I don’t use this blog to troll others, although it’s been attempted once, twice, or thrice in the past. In general, I find the whole trolling culture to be a waste. It goes nowhere, even though it may be incredibly popular. Having said that, since I have the time, it’s worth pointing out an odd article/blog over at The Washington Post by the classical music critic Anne Midgette about Renée Fleming‘s performance of The Star Spangled Banner at the Super Bowl. (And, believe me, I’ll be the first to concede that my scheming away in my dark, untrodden corner of the internet won’t even register on the Post‘s or Midgette’s radar.) I’m not out to fisk, but a couple items have annoyingly stuck with me over the last couple days.
Full disclosure: I enjoyed the performance (as much as I can enjoy over-the-top versions of the national anthem, anyway). And, having turned the TV off afterwards, it was the most I’ve seen of a Super Bowl in I don’t know how long.
First, a major point of agreement with Ms. Midgette. Like many other classical music-oriented folk, I developed an almost partisan attitude about the performance. Admittedly, there was a small part of me that was genuinely pleased/excited when it was announced that Renée Fleming would be singing the national anthem at the Super Bowl, the first opera singer to do so. The timing couldn’t have been better considering the latest circular firing squad about the death of classical music, etc. And I must confess that I, along with many of my musical colleagues, was excited to have a trained, virtuosic singer bask in the glory for a change. I by no means think training is everything – much of this blog complains about such things – but let the academy have the spotlight now and again. Besides, without getting on too high a horse, lip-synching (and finger-synching) is all too common, and enjoying some live music is a welcome change of pace.
I’ve read the Post piece three times, and I still don’t know how Anne really felt about Ms. Fleming’s performance. (But at least she wrote something, which is more than I can say for most. For all the hubbub leading up to the performance, afterwards you’d almost think it didn’t happen.) I think the source of my frustration lies in the opening paragraph. Anne rightly points out the classical community’s insecurity about its place in society. But then, instead of writing confidently about the opera star, Ms. Midgette hedges and takes an almost hipster turn, praising Queen Latifah’s “sounding easy” and looking “drop-dead perfect” in her casual attire. This is followed by Anne’s sniping Renée’s formalwear. I read that as the classical music critic herself feeling somewhat out of place and trying to “play nice” in the popular realm by writing about a sporting event. (“Oh, hey, I’m one of y’all! Did you see that diva?! Ick!”)

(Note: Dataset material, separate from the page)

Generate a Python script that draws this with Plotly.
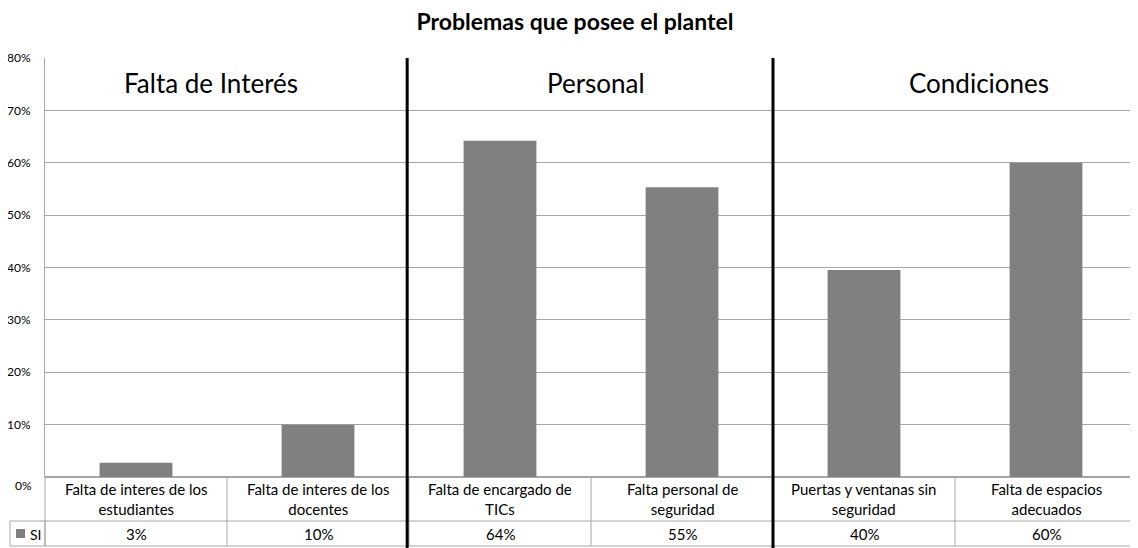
import plotly.graph_objects as go

categories = ["Falta de interes de los<br>estudiantes", "Falta de interes de los<br>docentes",
              "Falta de encargado de<br>TICs", "Falta personal de<br>seguridad",
              "Puertas y ventanas sin<br>seguridad", "Falta de espacios<br>adecuados"]
values = [0.027, 0.10, 0.642, 0.553, 0.395, 0.60]
value_labels = ["3%", "10%", "64%", "55%", "40%", "60%"]
groups = ["Falta de Interés", "Personal", "Condiciones"]
group_x = [0.41, 2.53, 4.63]
y_ticks = [0.1, 0.2, 0.3, 0.4, 0.5, 0.6, 0.7, 0.8]
series_name = "SI"
title = "Problemas que posee el plantel"

FONT = "Lato, 'Open Sans', sans-serif"
GRID = "#a6a6a6"
BAR = "#808080"

# page has an 8px body margin: figure drawn 8px in from the window edge
OFF = 8
W, H = 1138 - OFF, 548 - OFF
L, T = 45 - OFF, 58 - OFF
B = H - (477 - OFF)
PW = W - L - 1
PH = H - T - B

def py(p):  # reference pixel y -> paper y
    return (477 - p) / PH

def px(p):  # reference pixel x -> paper x
    return (p - 45) / PW

xs = list(range(len(values)))
fig = go.Figure()
fig.add_trace(go.Bar(x=xs, y=values, width=0.4, marker=dict(color=BAR, line=dict(width=0)),
                     name=series_name, showlegend=False))

ann = []
shapes = []
row1_bot = py(521)
row2_bot = py(546)
for i, (c, v) in enumerate(zip(categories, value_labels)):
    ann.append(dict(x=i, y=py(499), xref="x", yref="paper", text=c, showarrow=False,
                    font=dict(size=15, color="#000", family=FONT), align="center",
                    xanchor="center", yanchor="middle"))
    ann.append(dict(x=i, y=py(534), xref="x", yref="paper", text=v, showarrow=False,
                    font=dict(size=15, color="#000", family=FONT),
                    xanchor="center", yanchor="middle"))
# 0% label sits a little below the baseline in the reference
ann.append(dict(x=px(34), y=py(486), xref="paper", yref="paper", text="0%", showarrow=False,
                font=dict(size=12, color="#000", family=FONT), xanchor="right", yanchor="middle"))
# table cell separators
for b in [0.5, 1.5, 2.5, 3.5, 4.5]:
    shapes.append(dict(type="line", xref="x", yref="paper", x0=b, x1=b, y0=0, y1=row2_bot,
                       line=dict(color=GRID, width=1)))
for yy in [row1_bot, row2_bot]:
    shapes.append(dict(type="line", xref="x", yref="paper", x0=-0.5, x1=5.6, y0=yy, y1=yy,
                       line=dict(color=GRID, width=1)))
# legend cell
shapes.append(dict(type="rect", xref="paper", yref="paper", x0=px(10), x1=0, y0=row2_bot, y1=row1_bot,
                   line=dict(color=GRID, width=1)))
shapes.append(dict(type="line", xref="paper", yref="paper", x0=0, x1=0, y0=row2_bot, y1=0,
                   line=dict(color=GRID, width=1)))
shapes.append(dict(type="rect", xref="paper", yref="paper", x0=px(16), x1=px(25), y0=py(538), y1=py(529),
                   fillcolor=BAR, line=dict(width=0)))
ann.append(dict(x=px(28), y=py(534), xref="paper", yref="paper", text=series_name, showarrow=False,
                font=dict(size=14, color="#000", family=FONT), xanchor="left", yanchor="middle"))
# thick group separators
for b in [1.49, 3.5]:
    shapes.append(dict(type="line", xref="x", yref="paper", x0=b, x1=b, y0=1, y1=py(552),
                       line=dict(color="#000", width=3)))
# group labels
for g, gx in zip(groups, group_x):
    ann.append(dict(x=gx, y=py(83), xref="x", yref="paper", text=g, showarrow=False,
                    font=dict(size=26, color="#000", family=FONT), xanchor="center", yanchor="middle"))

fig.update_layout(
    width=W, height=H,
    margin=dict(l=L, r=1, t=T, b=B, pad=0, autoexpand=False),
    paper_bgcolor="white", plot_bgcolor="white",
    title=dict(text="<b>" + title + "</b>", x=(575 - OFF) / W, xanchor="center",
               y=1 - (22 - OFF) / H, yanchor="middle",
               font=dict(size=23, color="#000", family=FONT)),
    xaxis=dict(range=[-0.5, -0.5 + PW / 182.0], showticklabels=False, showgrid=False,
               zeroline=False, showline=False, ticks="", automargin=False),
    yaxis=dict(range=[0, 0.8], tickvals=y_ticks, tickformat=".0%", showgrid=True, gridcolor=GRID,
               gridwidth=1, showline=True, linecolor=GRID, linewidth=1, zeroline=True,
               zerolinecolor=GRID, ticks="", ticklen=0, ticklabelstandoff=11, automargin=False,
               tickfont=dict(size=12, color="#000", family=FONT)),
    annotations=ann, shapes=shapes,
    bargap=0.6,
)
fig.write_html("out.html")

Not to speak ill of royalty, but I thought Queen Latifah sounded easy because she probably wasn’t trying too hard. I know my wife (a music teacher) and I cringed on the couch during America the Beautiful and shared quite the chuckle afterwards. Add in the ghosting musicians behind her and it was quite the musical circus. If Renée had a “faux-pop” sound, then Latifah’s was faux-good. It’s true that Ms. Fleming was a touch flat in parts, but big whoop. Not only did she sound lovely – though, that arrangement left much to be desired – but, again, she came to the table and delivered. And of course Queen Latifah was relaxed. She performs in such environments on a regular basis, whereas Renée – clearly the superior vocalist – was in an alien environment, from the amplification to the massive crowds to the televised spectacle.
Having written this, I suppose my real contention is with the author’s apparent hedging. There’s no need to kowtow to the popular music establishment. You’re the classical music critic – I don’t think anyone’s expecting you to opine about the wonders of 90s pop stars. Such insecurity does as much to perpetuate the myth of classical music’s death as some tripe in Slate. After all, if those in the classical community seem relatively embarrassed about belonging to it, why would others find it worthwhile?